> The request
Find every line in the records below that holds the word "this" and copy it.

Rows from a dataset of charts and code:
= = = = = = =

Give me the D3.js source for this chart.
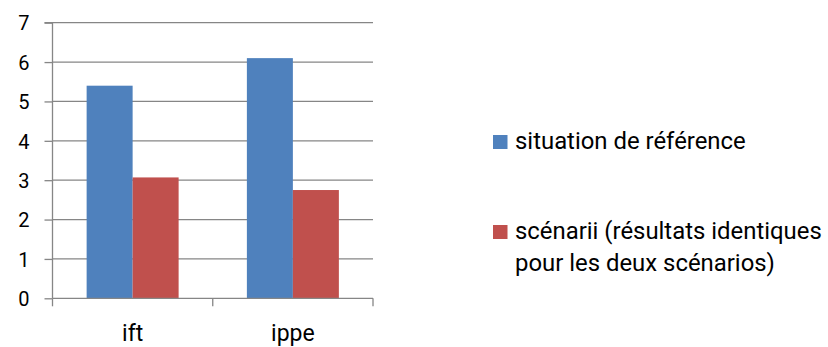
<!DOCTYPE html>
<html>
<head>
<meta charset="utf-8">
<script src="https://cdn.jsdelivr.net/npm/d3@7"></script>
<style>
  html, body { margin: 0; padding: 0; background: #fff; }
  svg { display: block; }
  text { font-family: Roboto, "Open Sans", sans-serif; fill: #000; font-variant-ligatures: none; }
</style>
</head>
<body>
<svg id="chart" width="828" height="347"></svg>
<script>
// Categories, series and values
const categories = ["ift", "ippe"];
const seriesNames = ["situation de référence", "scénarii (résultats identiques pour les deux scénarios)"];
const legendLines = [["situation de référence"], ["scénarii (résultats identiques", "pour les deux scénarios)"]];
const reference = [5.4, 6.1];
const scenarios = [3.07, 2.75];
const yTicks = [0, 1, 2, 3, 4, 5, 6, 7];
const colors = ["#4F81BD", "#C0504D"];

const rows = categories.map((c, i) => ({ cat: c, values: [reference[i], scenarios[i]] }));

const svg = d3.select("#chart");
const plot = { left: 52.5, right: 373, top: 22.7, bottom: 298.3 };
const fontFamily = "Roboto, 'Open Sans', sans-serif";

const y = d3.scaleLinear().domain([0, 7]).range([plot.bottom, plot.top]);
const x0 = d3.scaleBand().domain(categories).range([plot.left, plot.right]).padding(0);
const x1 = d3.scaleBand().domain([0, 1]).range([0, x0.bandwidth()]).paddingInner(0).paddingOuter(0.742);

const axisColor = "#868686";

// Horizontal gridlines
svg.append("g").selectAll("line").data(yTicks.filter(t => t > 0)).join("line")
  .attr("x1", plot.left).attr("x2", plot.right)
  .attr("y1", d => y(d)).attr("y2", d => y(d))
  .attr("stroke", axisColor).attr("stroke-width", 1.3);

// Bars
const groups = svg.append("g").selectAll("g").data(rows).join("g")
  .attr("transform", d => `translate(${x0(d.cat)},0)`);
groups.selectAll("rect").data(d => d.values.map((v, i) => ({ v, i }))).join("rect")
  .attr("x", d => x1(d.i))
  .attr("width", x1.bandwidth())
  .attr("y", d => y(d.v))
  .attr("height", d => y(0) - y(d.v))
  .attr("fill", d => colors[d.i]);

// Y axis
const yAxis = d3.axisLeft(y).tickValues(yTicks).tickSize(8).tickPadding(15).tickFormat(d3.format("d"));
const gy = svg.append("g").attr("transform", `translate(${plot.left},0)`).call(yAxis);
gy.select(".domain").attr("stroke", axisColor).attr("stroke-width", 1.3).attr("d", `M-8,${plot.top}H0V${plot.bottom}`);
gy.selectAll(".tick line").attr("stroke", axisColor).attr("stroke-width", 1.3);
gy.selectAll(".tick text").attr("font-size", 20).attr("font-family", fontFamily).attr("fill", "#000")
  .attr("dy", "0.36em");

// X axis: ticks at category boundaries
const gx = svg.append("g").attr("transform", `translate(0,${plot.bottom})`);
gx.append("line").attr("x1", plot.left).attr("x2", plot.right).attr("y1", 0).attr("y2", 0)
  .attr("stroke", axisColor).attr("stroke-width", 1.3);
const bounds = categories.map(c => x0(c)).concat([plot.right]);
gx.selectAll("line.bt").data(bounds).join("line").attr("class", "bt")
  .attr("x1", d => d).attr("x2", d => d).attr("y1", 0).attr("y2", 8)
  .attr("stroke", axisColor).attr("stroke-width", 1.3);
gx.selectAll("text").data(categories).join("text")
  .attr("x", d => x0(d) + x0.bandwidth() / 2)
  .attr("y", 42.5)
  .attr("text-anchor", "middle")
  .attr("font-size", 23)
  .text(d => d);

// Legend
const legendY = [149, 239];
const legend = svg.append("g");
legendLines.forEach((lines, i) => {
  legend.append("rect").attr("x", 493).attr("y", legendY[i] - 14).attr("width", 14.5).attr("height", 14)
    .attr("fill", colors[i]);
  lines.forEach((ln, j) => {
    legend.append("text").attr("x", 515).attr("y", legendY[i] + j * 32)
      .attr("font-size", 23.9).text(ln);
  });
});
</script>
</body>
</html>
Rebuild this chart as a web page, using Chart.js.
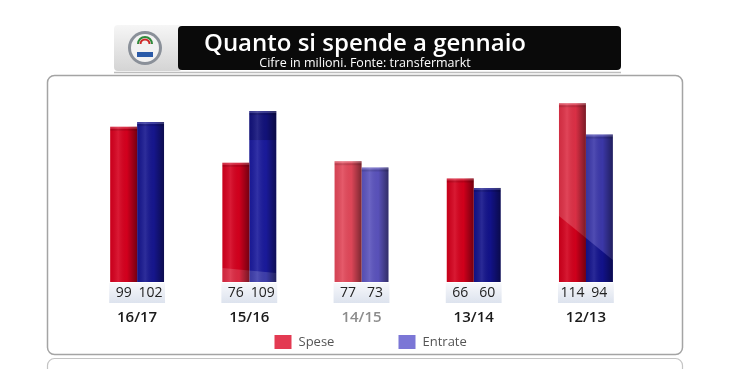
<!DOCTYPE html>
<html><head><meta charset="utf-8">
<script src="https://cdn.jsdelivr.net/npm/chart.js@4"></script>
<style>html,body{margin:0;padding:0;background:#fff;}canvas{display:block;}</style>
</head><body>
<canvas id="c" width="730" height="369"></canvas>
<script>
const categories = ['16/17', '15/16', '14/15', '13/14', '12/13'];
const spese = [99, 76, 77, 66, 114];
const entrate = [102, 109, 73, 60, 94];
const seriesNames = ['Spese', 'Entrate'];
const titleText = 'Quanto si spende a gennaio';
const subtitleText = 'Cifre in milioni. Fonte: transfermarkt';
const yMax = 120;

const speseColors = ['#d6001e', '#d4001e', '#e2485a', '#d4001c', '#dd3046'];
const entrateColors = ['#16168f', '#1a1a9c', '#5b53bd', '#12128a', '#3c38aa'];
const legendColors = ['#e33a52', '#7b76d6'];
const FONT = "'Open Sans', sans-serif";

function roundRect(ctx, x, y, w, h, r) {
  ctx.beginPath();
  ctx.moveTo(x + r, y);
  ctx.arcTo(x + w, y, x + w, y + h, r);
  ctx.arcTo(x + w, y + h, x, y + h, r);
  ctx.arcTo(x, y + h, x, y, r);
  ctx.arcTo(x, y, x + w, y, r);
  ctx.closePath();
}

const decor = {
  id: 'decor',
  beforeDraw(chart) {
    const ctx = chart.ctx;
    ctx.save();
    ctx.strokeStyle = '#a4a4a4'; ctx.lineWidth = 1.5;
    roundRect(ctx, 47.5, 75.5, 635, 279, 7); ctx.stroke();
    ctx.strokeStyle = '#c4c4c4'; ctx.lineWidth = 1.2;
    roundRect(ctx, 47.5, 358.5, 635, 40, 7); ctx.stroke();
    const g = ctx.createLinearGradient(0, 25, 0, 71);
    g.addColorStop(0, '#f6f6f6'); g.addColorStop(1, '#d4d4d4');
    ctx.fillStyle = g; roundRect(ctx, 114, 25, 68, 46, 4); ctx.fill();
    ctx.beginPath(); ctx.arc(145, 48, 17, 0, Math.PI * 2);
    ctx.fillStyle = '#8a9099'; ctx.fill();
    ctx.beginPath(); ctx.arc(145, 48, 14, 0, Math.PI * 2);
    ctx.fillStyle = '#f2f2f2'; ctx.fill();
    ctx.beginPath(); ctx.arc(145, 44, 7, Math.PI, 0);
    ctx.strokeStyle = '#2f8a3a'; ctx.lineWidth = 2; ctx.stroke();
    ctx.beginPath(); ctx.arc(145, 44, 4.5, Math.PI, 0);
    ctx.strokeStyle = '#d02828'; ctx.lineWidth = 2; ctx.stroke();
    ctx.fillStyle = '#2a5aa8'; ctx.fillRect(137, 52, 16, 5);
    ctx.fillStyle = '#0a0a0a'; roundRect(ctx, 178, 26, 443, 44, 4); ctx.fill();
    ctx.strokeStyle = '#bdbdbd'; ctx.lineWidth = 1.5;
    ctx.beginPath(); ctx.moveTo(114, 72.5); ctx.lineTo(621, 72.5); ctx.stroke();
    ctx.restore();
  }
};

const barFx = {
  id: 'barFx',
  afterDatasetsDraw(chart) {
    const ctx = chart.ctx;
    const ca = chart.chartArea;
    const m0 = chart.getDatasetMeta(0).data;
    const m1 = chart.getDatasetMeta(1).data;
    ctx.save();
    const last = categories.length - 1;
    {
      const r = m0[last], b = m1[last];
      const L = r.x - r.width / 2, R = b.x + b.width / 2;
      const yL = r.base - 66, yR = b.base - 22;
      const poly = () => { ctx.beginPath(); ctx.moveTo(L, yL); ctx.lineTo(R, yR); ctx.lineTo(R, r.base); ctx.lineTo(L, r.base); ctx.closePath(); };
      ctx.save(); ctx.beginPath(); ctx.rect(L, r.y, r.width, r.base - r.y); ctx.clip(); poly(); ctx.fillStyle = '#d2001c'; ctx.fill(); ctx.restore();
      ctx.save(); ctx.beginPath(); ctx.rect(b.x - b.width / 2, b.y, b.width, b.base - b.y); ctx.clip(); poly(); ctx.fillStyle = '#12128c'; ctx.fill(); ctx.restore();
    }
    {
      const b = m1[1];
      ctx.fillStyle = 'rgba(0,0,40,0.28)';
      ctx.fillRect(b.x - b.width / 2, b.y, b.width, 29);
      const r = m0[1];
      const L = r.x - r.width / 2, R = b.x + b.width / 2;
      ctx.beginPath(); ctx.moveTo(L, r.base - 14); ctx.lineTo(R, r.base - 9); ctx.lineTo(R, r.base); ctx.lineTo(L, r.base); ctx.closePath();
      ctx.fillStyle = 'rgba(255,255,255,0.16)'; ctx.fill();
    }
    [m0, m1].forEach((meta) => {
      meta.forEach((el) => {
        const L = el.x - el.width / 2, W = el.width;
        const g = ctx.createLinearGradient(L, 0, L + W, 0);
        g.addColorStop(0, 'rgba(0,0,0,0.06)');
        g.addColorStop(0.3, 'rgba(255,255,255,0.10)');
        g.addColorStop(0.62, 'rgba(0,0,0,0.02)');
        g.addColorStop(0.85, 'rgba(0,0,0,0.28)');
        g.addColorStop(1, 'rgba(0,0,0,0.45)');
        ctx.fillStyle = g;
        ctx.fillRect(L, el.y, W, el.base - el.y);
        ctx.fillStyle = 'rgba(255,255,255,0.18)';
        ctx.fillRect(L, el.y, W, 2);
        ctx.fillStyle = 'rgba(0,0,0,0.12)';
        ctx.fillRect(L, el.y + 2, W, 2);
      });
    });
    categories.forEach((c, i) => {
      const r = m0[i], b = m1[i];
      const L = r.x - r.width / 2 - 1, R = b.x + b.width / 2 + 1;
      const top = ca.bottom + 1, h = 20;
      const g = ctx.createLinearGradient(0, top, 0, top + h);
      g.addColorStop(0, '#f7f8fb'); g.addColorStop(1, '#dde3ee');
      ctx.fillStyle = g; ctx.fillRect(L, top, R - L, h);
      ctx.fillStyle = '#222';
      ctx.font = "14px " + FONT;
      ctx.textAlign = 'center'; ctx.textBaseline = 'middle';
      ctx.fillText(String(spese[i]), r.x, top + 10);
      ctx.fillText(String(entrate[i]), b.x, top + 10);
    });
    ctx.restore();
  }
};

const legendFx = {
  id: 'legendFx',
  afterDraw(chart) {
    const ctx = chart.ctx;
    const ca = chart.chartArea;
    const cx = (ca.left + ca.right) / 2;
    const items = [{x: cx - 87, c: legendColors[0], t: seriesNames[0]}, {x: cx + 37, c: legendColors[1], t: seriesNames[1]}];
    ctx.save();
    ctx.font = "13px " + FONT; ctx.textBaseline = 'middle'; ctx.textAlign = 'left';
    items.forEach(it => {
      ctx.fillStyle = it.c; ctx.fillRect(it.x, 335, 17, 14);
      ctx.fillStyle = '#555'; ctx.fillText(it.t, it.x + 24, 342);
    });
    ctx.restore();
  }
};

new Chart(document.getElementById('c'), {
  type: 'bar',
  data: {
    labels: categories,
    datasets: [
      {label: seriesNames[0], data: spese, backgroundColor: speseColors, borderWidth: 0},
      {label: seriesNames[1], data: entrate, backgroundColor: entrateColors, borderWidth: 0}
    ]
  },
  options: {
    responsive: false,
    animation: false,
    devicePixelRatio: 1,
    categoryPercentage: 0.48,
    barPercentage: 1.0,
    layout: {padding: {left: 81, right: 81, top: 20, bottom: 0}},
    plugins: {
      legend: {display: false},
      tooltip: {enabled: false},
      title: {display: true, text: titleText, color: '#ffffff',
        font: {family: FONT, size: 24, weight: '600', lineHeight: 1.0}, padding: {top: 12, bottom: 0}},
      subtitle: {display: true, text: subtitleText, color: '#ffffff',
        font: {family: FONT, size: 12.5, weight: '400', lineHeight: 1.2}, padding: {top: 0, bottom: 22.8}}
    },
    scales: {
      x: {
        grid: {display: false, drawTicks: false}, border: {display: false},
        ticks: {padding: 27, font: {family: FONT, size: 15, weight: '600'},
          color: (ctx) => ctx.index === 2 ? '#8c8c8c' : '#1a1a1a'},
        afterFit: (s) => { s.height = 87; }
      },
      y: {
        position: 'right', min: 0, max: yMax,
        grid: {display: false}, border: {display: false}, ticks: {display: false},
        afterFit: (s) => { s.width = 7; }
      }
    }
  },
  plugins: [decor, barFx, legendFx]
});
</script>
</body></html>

= = = = = = =

> Written response
Give me the D3.js source for this chart.
Rebuild this chart as a web page, using Chart.js.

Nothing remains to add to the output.